The planet underneath anything in low orbit also does this, making this argument irrelevant. There's even cheap paints specifically made to be most emissive in the wavelength window the atmosphere is mostly transparent to rather than itself emitting at.
As does the fact that humans are only slightly warmer than their surroundings. A human-sized object at the operating temperature of a GPU would have a net radiative loss in Earth's atmosphere of around 0.9-1.3 kW.
Likewise, the fact that convection exists even without the adjective "forced". Again, replace a human with an identically shaped android at maximum GPU operating temperatures of 80-100 °C, normal (non-forced) convection goes from ~117 W (human) to 0.9-1.3 kW (80 °C) to 1.2-2 kW (100 °C).
> > The planet underneath anything in low orbit also does this, making this argument irrelevant.
> no. Again, totally wrong. You've just stated that a human in LEO wouldn't get immediately cold when exposed to space. Just think about it for a second. And after that plug the numbers in thermodynamic calculator. You'll see your error.
I already did before previous comment. I was also considering adding "don't forget evaporative cooling for human bodily fluids" to previous comment, but it seemed an irrelevant tangent to discussing data centres.
Now, if you plug the mass of a human and the specific heat capacity of water into a thermodynamic calculator, tell me how long it would take for a human to cool one degree?
https://www.wolframalpha.com/input?i=%2870+Kg+*+%28specific+...
And that's with the 1 kW radiative losses from being in shadow far enough from Earth to not get meaningful thermal radiation from the planet itself. Even at 500 km, thermal radiation from Earth will still add 200 W/m^2. This is comparable to the thermal paint previously mentioned, whose peak emissivity (and by extension absorption) is chosen to be a different wavelength than the thermal emission of air temperature.
> >Likewise, the fact that convection exists even without the adjective "forced".
> no. Again, wrong. Non-forced convection is pretty small. Use the calculator.
I did, for both humans and GPUs, you saw the results. Humans are the wrong reference class.

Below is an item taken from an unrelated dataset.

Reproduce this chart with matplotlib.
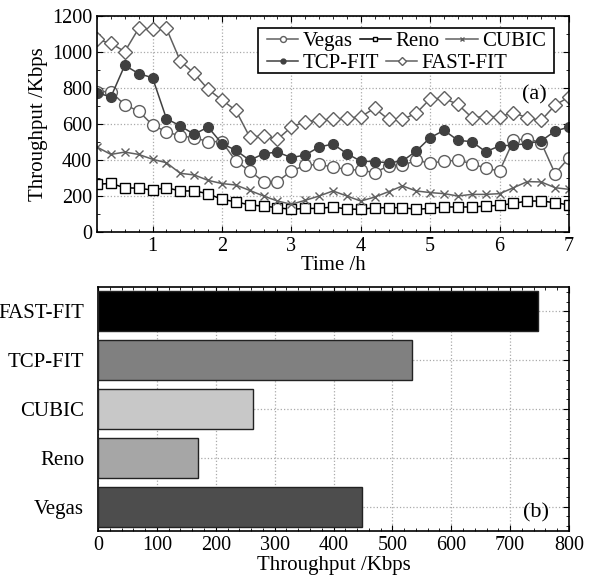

In your own words, "Just think about it for a second": a human in humid 40°C air is in immediate danger because then all the sources of cooling have been blocked off. Radiation becomes balanced, I said humid to block off evaporation. Conduction and convection there have the same problem there as radiation. A GPU wouldn't have a problem with 40°C ambient, because it will still be radiating heat, conducting heat, and by conducting heat to the air specifically also convecting it away.
many-many words, going sideways and around as you can't go against the basic thermodynamics facts directly. What is your point?
My point, i'll repeat, is that while 80C GPU will still radiate while surrounded by 40C air, it will be receiving back the radiation from the 40C air, whereis in space it will radiate the same while receiving practically nothing back from the environment. Both cases obviously is considered when in shadow.
To the comment below:
>False
you wasted my time as you don't seem to understand the basics of thermodynamics.
>and also irrelevant as if you let the space based ones go into shadow you wasted most of the point of going to space.
again, you wasted my time as you don't understand the datacenter construction discussed in the sibling comments.
from my point of view, ben_w definitely understand thermodynamics better than you. I'll point out that generally speaking radiative heat transfer from air is not particularly significant locally: it only tends to matter in the details when you're dealing with the whole atmosphere, which on average is a lot cooler. The transfer is also not blackbody radiation, so even then you can't really plug the air temperature into a radiative heat transfer calculation and expect a sensible result.
1 reply →
> What is your point?
I do not waste words, perhaps read them and you will find out.
> My point, i'll repeat, is that while 80C GPU will still radiate while surrounded by 40C air, it will be receiving back the radiation from the 40C air, whereis in space it will radiate the same while receiving practically nothing back from the environment. Both cases obviously is considered when in shadow.
False as demonstrated in the words you didn't see the point of, and also irrelevant as if you let the space based ones go into shadow you wasted most of the point of going to space.